I awoke the next morning to the relentless beeping of my watch, which read 5 a.m. The cold air hit as I unzipped my sleeping bag in a daze and stumbled outside. I’d heard that Moab has the brightest stars in the lower 48 states, but I’d never thought much about it until right then. They were stunning despite the nearly full moon.

“Okay, I know this isn’t fun right now,” I said with all the volume I could manage as I gently shook the first tent. “But it’s going to be great, and it’s time to get up… can you each make an awake noise?” Groans and unintelligible muttering ensued.

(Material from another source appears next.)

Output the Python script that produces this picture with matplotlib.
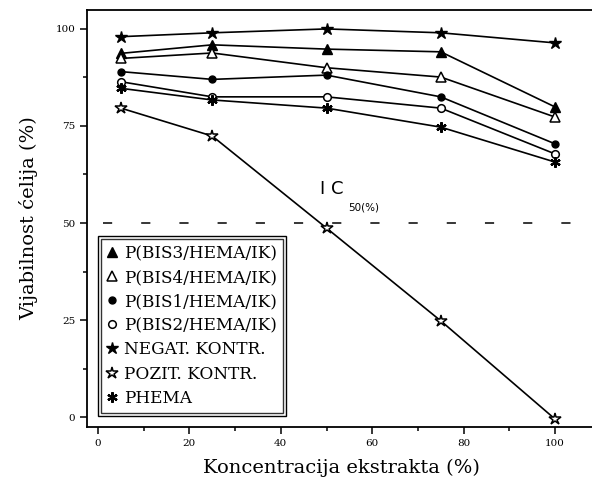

Somehow, half an hour later, we had assembled at the trailhead to Delicate Arch. Sleeping bags in hand, we hiked two miles over terrain we couldn’t make out through the dark. As the sky grew lighter in the east, we precariously edged our way along the rim of a giant, crater-like depression, then climbed up into the archway and watched the light and shadows change. The sun rose at 7:10 a.m., casting us all in a warm orange glow. We reveled in the beauty of it, taking pictures, journaling, and scampering around.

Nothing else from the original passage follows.